We should further be cautious in assuming that the concession of a convention tax exemption will save the day. The case studies, as confirmed by the Bahamas Chamber of Commerce several years ago, of our fellow Caribbean tourist destinations who, under the aegis of the Caribbean Basin Initiative, effected changes for the carrot of the convention tax exemption, have proven little, if any, significant and beneficial impact from this exemption.
However, the private sector in the financial community must also play the important role of innovator and provider of products. Hereafter, the comparative advantage over other jurisdictions will be in the quality, diversity, delivery and price of services. The cost of labour, the cost of utilities, communications and transportation, crime and social unrest can all contribute to a further diminishing of our competitive advantage, particularly if, in the short to medium term, there continues to be different playing fields. We will lose any advantage if we do not offer the same products that the potential client can obtain or demand in financial centres such as New York, London, Zurich, Hong Kong, and even Miami.
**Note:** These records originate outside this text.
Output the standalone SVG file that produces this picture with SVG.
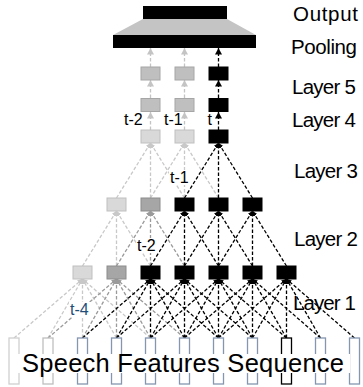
<svg xmlns="http://www.w3.org/2000/svg" width="363" height="387" viewBox="0 0 363 387">
<defs>
<style>
.c{fill:none;stroke-width:1.3;stroke-dasharray:3.5 2}
.k{stroke:#000;marker-end:url(#ak)}
.g{stroke:#9a9a9a;marker-end:url(#ag)}
.l{stroke:#c8c8c8;marker-end:url(#al)}
.vk{stroke:#000;marker-end:url(#bk)}
.vl{stroke:#c4c4c4;marker-end:url(#bl)}
.nk{fill:#000;stroke:#000;stroke-width:1}
.ng{fill:#a6a6a6;stroke:#8c8c8c;stroke-width:1}
.nl{fill:#d9d9d9;stroke:#bfbfbf;stroke-width:1}
.nm{fill:#bfbfbf;stroke:#a6a6a6;stroke-width:1}
.in{fill:#fff;stroke-width:1.3}
.lab{font-family:"Liberation Sans",Arial,sans-serif;font-size:20.5px;fill:#000}
.t{font-family:"Liberation Sans",Arial,sans-serif;font-size:16px;fill:#000}
</style>
<marker id="ak" markerUnits="userSpaceOnUse" markerWidth="6" markerHeight="6" refX="5" refY="2.5" orient="auto"><path d="M0,0 L5,2.5 L0,5 z" fill="#000"/></marker>
<marker id="ag" markerUnits="userSpaceOnUse" markerWidth="6" markerHeight="6" refX="5" refY="2.5" orient="auto"><path d="M0,0 L5,2.5 L0,5 z" fill="#9a9a9a"/></marker>
<marker id="al" markerUnits="userSpaceOnUse" markerWidth="6" markerHeight="6" refX="5" refY="2.5" orient="auto"><path d="M0,0 L5,2.5 L0,5 z" fill="#c8c8c8"/></marker>
<marker id="bk" markerUnits="userSpaceOnUse" markerWidth="8" markerHeight="8" refX="6.5" refY="3.5" orient="auto"><path d="M0,0 L6.5,3.5 L0,7 z" fill="#000"/></marker>
<marker id="bl" markerUnits="userSpaceOnUse" markerWidth="8" markerHeight="8" refX="6.5" refY="3.5" orient="auto"><path d="M0,0 L6.5,3.5 L0,7 z" fill="#c4c4c4"/></marker>
</defs>
<rect width="363" height="387" fill="#fff"/>
<g id="connectors">
<line class="c l" x1="14" y1="338" x2="82.5" y2="279"/>
<line class="c l" x1="48" y1="338" x2="82.5" y2="279"/>
<line class="c l" x1="82.5" y1="338" x2="82.5" y2="279"/>
<line class="c l" x1="116.5" y1="338" x2="82.5" y2="279"/>
<line class="c l" x1="150.5" y1="338" x2="82.5" y2="279"/>
<line class="c g" x1="48" y1="338" x2="116.5" y2="279"/>
<line class="c g" x1="82.5" y1="338" x2="116.5" y2="279"/>
<line class="c g" x1="116.5" y1="338" x2="116.5" y2="279"/>
<line class="c g" x1="150.5" y1="338" x2="116.5" y2="279"/>
<line class="c g" x1="184.5" y1="338" x2="116.5" y2="279"/>
<line class="c k" x1="82.5" y1="338" x2="150.5" y2="279"/>
<line class="c k" x1="116.5" y1="338" x2="150.5" y2="279"/>
<line class="c k" x1="150.5" y1="338" x2="150.5" y2="279"/>
<line class="c k" x1="184.5" y1="338" x2="150.5" y2="279"/>
<line class="c k" x1="218.5" y1="338" x2="150.5" y2="279"/>
<line class="c k" x1="116.5" y1="338" x2="184.5" y2="279"/>
<line class="c k" x1="150.5" y1="338" x2="184.5" y2="279"/>
<line class="c k" x1="184.5" y1="338" x2="184.5" y2="279"/>
<line class="c k" x1="218.5" y1="338" x2="184.5" y2="279"/>
<line class="c k" x1="252.5" y1="338" x2="184.5" y2="279"/>
<line class="c k" x1="150.5" y1="338" x2="218.5" y2="279"/>
<line class="c k" x1="184.5" y1="338" x2="218.5" y2="279"/>
<line class="c k" x1="218.5" y1="338" x2="218.5" y2="279"/>
<line class="c k" x1="252.5" y1="338" x2="218.5" y2="279"/>
<line class="c k" x1="286.5" y1="338" x2="218.5" y2="279"/>
<line class="c k" x1="184.5" y1="338" x2="252.5" y2="279"/>
<line class="c k" x1="218.5" y1="338" x2="252.5" y2="279"/>
<line class="c k" x1="252.5" y1="338" x2="252.5" y2="279"/>
<line class="c k" x1="286.5" y1="338" x2="252.5" y2="279"/>
<line class="c k" x1="320.5" y1="338" x2="252.5" y2="279"/>
<line class="c k" x1="218.5" y1="338" x2="286.5" y2="279"/>
<line class="c k" x1="252.5" y1="338" x2="286.5" y2="279"/>
<line class="c k" x1="286.5" y1="338" x2="286.5" y2="279"/>
<line class="c k" x1="320.5" y1="338" x2="286.5" y2="279"/>
<line class="c k" x1="354.5" y1="338" x2="286.5" y2="279"/>
<line class="c l" x1="82.5" y1="266" x2="116.5" y2="211"/>
<line class="c l" x1="116.5" y1="266" x2="116.5" y2="211"/>
<line class="c l" x1="150.5" y1="266" x2="116.5" y2="211"/>
<line class="c g" x1="116.5" y1="266" x2="150.5" y2="211"/>
<line class="c g" x1="150.5" y1="266" x2="150.5" y2="211"/>
<line class="c g" x1="184.5" y1="266" x2="150.5" y2="211"/>
<line class="c k" x1="150.5" y1="266" x2="184.5" y2="211"/>
<line class="c k" x1="184.5" y1="266" x2="184.5" y2="211"/>
<line class="c k" x1="218.5" y1="266" x2="184.5" y2="211"/>
<line class="c k" x1="184.5" y1="266" x2="218.5" y2="211"/>
<line class="c k" x1="218.5" y1="266" x2="218.5" y2="211"/>
<line class="c k" x1="252.5" y1="266" x2="218.5" y2="211"/>
<line class="c k" x1="218.5" y1="266" x2="252.5" y2="211"/>
<line class="c k" x1="252.5" y1="266" x2="252.5" y2="211"/>
<line class="c k" x1="286.5" y1="266" x2="252.5" y2="211"/>
<line class="c l" x1="116.5" y1="198" x2="150.5" y2="143"/>
<line class="c l" x1="150.5" y1="198" x2="150.5" y2="143"/>
<line class="c l" x1="184.5" y1="198" x2="150.5" y2="143"/>
<line class="c l" x1="150.5" y1="198" x2="184.5" y2="143"/>
<line class="c l" x1="184.5" y1="198" x2="184.5" y2="143"/>
<line class="c l" x1="218.5" y1="198" x2="184.5" y2="143"/>
<line class="c k" x1="184.5" y1="198" x2="218.5" y2="143"/>
<line class="c k" x1="218.5" y1="198" x2="218.5" y2="143"/>
<line class="c k" x1="252.5" y1="198" x2="218.5" y2="143"/>
<line class="c vl" x1="150.5" y1="130" x2="150.5" y2="112"/>
<line class="c vl" x1="184.5" y1="130" x2="184.5" y2="112"/>
<line class="c vk" x1="218.5" y1="130" x2="218.5" y2="112"/>
<line class="c vl" x1="150.5" y1="98" x2="150.5" y2="80"/>
<line class="c vl" x1="184.5" y1="98" x2="184.5" y2="80"/>
<line class="c vk" x1="218.5" y1="98" x2="218.5" y2="80"/>
<line class="c vl" x1="150.5" y1="67" x2="150.5" y2="48"/>
<line class="c vl" x1="184.5" y1="67" x2="184.5" y2="48"/>
<line class="c vk" x1="218.5" y1="67" x2="218.5" y2="48"/>
</g>
<g id="output"><rect x="143" y="6" width="84" height="13" fill="#000"/></g>
<g id="trapezoid"><polygon points="143,19 227,19 256,35 113,35" fill="#c4c4c4"/></g>
<g id="pooling"><rect x="113" y="35" width="143" height="13" fill="#000"/></g>
<g id="layer5">
<rect class="nm" x="141" y="67" width="19" height="13"/>
<rect class="nm" x="175" y="67" width="19" height="13"/>
<rect class="nk" x="209" y="67" width="19" height="13"/>
</g>
<g id="layer4">
<rect class="nm" x="141" y="98.5" width="19" height="13"/>
<rect class="nm" x="175" y="98.5" width="19" height="13"/>
<rect class="nk" x="209" y="98.5" width="19" height="13"/>
</g>
<g id="layer3">
<rect class="nl" x="141" y="130" width="19" height="13"/>
<rect class="nl" x="175" y="130" width="19" height="13"/>
<rect class="nk" x="209" y="130" width="19" height="13"/>
</g>
<g id="layer2">
<rect class="nl" x="107" y="198" width="19" height="13"/>
<rect class="ng" x="141" y="198" width="19" height="13"/>
<rect class="nk" x="175" y="198" width="19" height="13"/>
<rect class="nk" x="209" y="198" width="19" height="13"/>
<rect class="nk" x="243" y="198" width="19" height="13"/>
</g>
<g id="layer1">
<rect class="nl" x="73" y="266" width="19" height="13"/>
<rect class="ng" x="107" y="266" width="19" height="13"/>
<rect class="nk" x="141" y="266" width="19" height="13"/>
<rect class="nk" x="175" y="266" width="19" height="13"/>
<rect class="nk" x="209" y="266" width="19" height="13"/>
<rect class="nk" x="243" y="266" width="19" height="13"/>
<rect class="nk" x="277" y="266" width="19" height="13"/>
</g>
<g id="inputs">
<rect class="in" x="9" y="338" width="10" height="46" stroke="#d0d0d0"/>
<rect class="in" x="43" y="338" width="10" height="46" stroke="#bfbfbf"/>
<rect class="in" x="77.5" y="338" width="10" height="46" stroke="#8496b0"/>
<rect class="in" x="111.5" y="338" width="10" height="46" stroke="#8496b0"/>
<rect class="in" x="145.5" y="338" width="10" height="46" stroke="#8496b0"/>
<rect class="in" x="179.5" y="338" width="10" height="46" stroke="#8496b0"/>
<rect class="in" x="213.5" y="338" width="10" height="46" stroke="#8496b0"/>
<rect class="in" x="247.5" y="338" width="10" height="46" stroke="#8496b0"/>
<rect class="in" x="281.5" y="338" width="10" height="46" stroke="#000"/>
<rect class="in" x="315.5" y="338" width="10" height="46" stroke="#8496b0"/>
<rect class="in" x="349.5" y="338" width="10" height="46" stroke="#8496b0"/>
</g>
<g id="sequence-label">
<rect x="18" y="354" width="332" height="19" fill="#fff"/>
<text x="22" y="372" font-family="Liberation Sans, Arial, sans-serif" font-size="25.5" textLength="322" lengthAdjust="spacing">Speech Features Sequence</text>
</g>
<g id="time-labels">
<text class="t" x="124" y="125">t-2</text>
<text class="t" x="164" y="125">t-1</text>
<text class="t" x="207.5" y="125">t</text>
<rect x="169" y="170" width="22" height="15" fill="#fff"/>
<text class="t" x="170" y="183">t-1</text>
<rect x="136" y="238" width="23" height="15" fill="#fff"/>
<text class="t" x="137" y="251">t-2</text>
<rect x="69" y="302" width="24" height="15" fill="#fff"/>
<text class="t" x="70" y="315" style="fill:#1f4e79">t-4</text>
</g>
<g id="layer-labels">
<text class="lab" x="293" y="21" textLength="65">Output</text>
<text class="lab" x="291" y="54" textLength="66">Pooling</text>
<text class="lab" x="292" y="94" textLength="64">Layer 5</text>
<text class="lab" x="292" y="127" textLength="64">Layer 4</text>
<text class="lab" x="294" y="178" textLength="64">Layer 3</text>
<text class="lab" x="294" y="246" textLength="64">Layer 2</text>
<text class="lab" x="293" y="310" textLength="63">Layer 1</text>
</g>
</svg>
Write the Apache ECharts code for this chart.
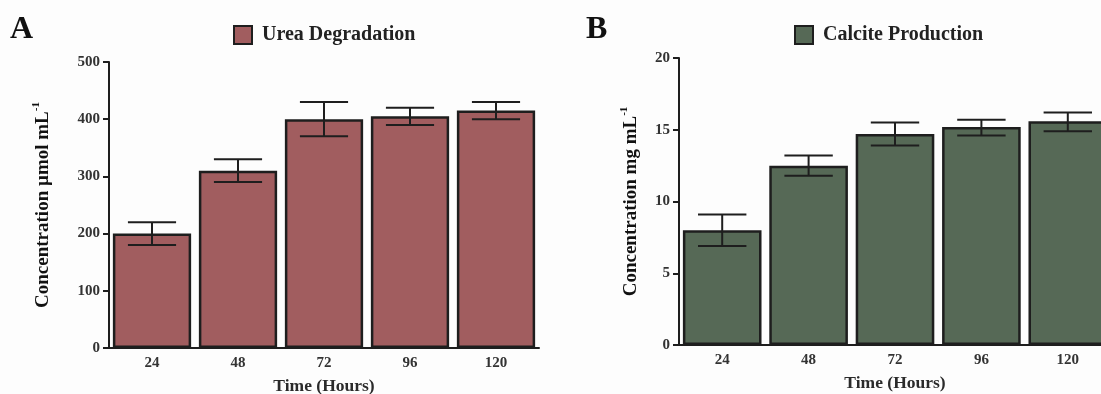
<!DOCTYPE html>
<html>
<head>
<meta charset="utf-8">
<script src="https://cdn.jsdelivr.net/npm/echarts@6/dist/echarts.min.js"></script>
<style>
  html, body { margin: 0; padding: 0; background: #fdfdfd; }
  #chart { width: 1101px; height: 394px; }
</style>
</head>
<body>
<div id="chart"></div>
<script>
// data
var hours = ['24', '48', '72', '96', '120'];
var ureaMean = [200, 310, 400, 405, 415];
var ureaLow = [180, 290, 370, 390, 400];
var ureaHigh = [220, 330, 430, 420, 430];
var calciteMean = [8.0, 12.5, 14.7, 15.2, 15.6];
var calciteLow = [6.9, 11.8, 13.9, 14.6, 14.9];
var calciteHigh = [9.1, 13.2, 15.5, 15.7, 16.2];

var font = 'Liberation Serif';
var ink = '#1e1e1e';

function errData(low, high) {
	return low.map(function (v, i) { return [i, v, high[i]]; });
}

function errSeries(axisIdx, low, high) {
	return {
		type: 'custom',
		xAxisIndex: axisIdx,
		yAxisIndex: axisIdx,
		z: 5,
		data: errData(low, high),
		renderItem: function (params, api) {
			var lo = api.coord([api.value(0), api.value(1)]);
			var hi = api.coord([api.value(0), api.value(2)]);
			var half = api.size([1, 0])[0] * 0.28;
			var st = { stroke: ink, lineWidth: 2 };
			return {
				type: 'group',
				children: [
					{ type: 'line', shape: { x1: lo[0], y1: lo[1], x2: hi[0], y2: hi[1] }, style: st },
					{ type: 'line', shape: { x1: hi[0] - half, y1: hi[1], x2: hi[0] + half, y2: hi[1] }, style: st },
					{ type: 'line', shape: { x1: lo[0] - half, y1: lo[1], x2: lo[0] + half, y2: lo[1] }, style: st }
				]
			};
		}
	};
}

function xAx(idx) {
	return {
		type: 'category',
		gridIndex: idx,
		data: hours,
		name: 'Time (Hours)',
		nameLocation: 'middle',
		nameGap: 29,
		nameTextStyle: { fontFamily: font, fontWeight: 'bold', fontSize: 17.5, color: '#2a2a2a' },
		axisLine: { lineStyle: { color: ink, width: 2 } },
		axisTick: { alignWithLabel: true, length: 5, lineStyle: { color: ink, width: 2 } },
		axisLabel: { fontFamily: font, fontWeight: 'bold', fontSize: 15, color: '#333', margin: 8 }
	};
}

function yAx(idx, max, interval, unit, gap) {
	return {
		type: 'value',
		gridIndex: idx,
		min: 0,
		max: max,
		interval: interval,
		name: '{a|Concentration ' + unit + '}{s|-1}',
		nameLocation: 'middle',
		nameRotate: 90,
		nameGap: gap,
		nameTextStyle: {
			rich: {
				a: { fontFamily: font, fontWeight: 'bold', fontSize: 19, color: '#111', lineHeight: 22, verticalAlign: 'bottom' },
				s: { fontFamily: font, fontWeight: 'bold', fontSize: 11, color: '#111', lineHeight: 22, verticalAlign: 'top', padding: [0, 0, 8, 0] }
			}
		},
		splitLine: { show: false },
		axisLine: { show: true, lineStyle: { color: ink, width: 2 } },
		axisTick: { show: true, length: 6, lineStyle: { color: ink, width: 2 } },
		axisLabel: { fontFamily: font, fontWeight: 'bold', fontSize: 15, color: '#333', margin: 9 }
	};
}

function legendAt(name, x) {
	return {
		data: [name],
		left: x, top: 25,
		padding: 0,
		itemWidth: 18, itemHeight: 18,
		icon: 'rect',
		textStyle: { fontFamily: font, fontWeight: 'bold', fontSize: 20, color: '#222', padding: [0, 0, 0, 5] }
	};
}

var chart = echarts.init(document.getElementById('chart'));
chart.setOption({
	backgroundColor: '#fdfdfd',
	animation: false,
	graphic: [
		{ type: 'text', left: 10, top: 14, style: { text: 'A', font: 'bold 32px "Liberation Serif"', fill: '#111' } },
		{ type: 'text', left: 586, top: 14, style: { text: 'B', font: 'bold 32px "Liberation Serif"', fill: '#111' } }
	],
	legend: [legendAt('Urea Degradation', 233), legendAt('Calcite Production', 794)],
	grid: [
		{ left: 109, top: 62, width: 430, height: 286, outerBoundsMode: 'none', containLabel: false },
		{ left: 679, top: 58, width: 432, height: 287, outerBoundsMode: 'none', containLabel: false }
	],
	xAxis: [xAx(0), xAx(1)],
	yAxis: [yAx(0, 500, 100, 'µmol mL', 56), yAx(1, 20, 5, 'mg mL', 38)],
	series: [
		{
			name: 'Urea Degradation',
			type: 'bar',
			xAxisIndex: 0, yAxisIndex: 0,
			data: ureaMean,
			barCategoryGap: '9%',
			itemStyle: { color: '#a15d5f', borderColor: ink, borderWidth: 2.5 }
		},
		errSeries(0, ureaLow, ureaHigh),
		{
			name: 'Calcite Production',
			type: 'bar',
			xAxisIndex: 1, yAxisIndex: 1,
			data: calciteMean,
			barCategoryGap: '9%',
			itemStyle: { color: '#566956', borderColor: ink, borderWidth: 2.5 }
		},
		errSeries(1, calciteLow, calciteHigh)
	]
});
</script>
</body>
</html>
We will truly have to maintain an international financial services perspective both as individual providers and as a jurisdiction to ensure that we respond as quickly to the demands of the market as we do to the demands of foreign regulators.
Above all, we must recognise that our market is a global market and as such the products and services that we provide must have a broader international acceptance rather than being defined by the concerns of any single jurisdiction, which concerns may change from administration to administration or year to year depending on its own self interest. Indeed it is my view that the American Administration, or any of its OECD colleagues, can effectively accomplish, to a large degree, what it wishes by taking the simple measure of declaring a tax amnesty for the repatriation of all foreign-based assets of its citizens which have not been disclosed or declared and thereby show its serious intent and commitment to tax reduction at home and the effective elimination of tax havens abroad.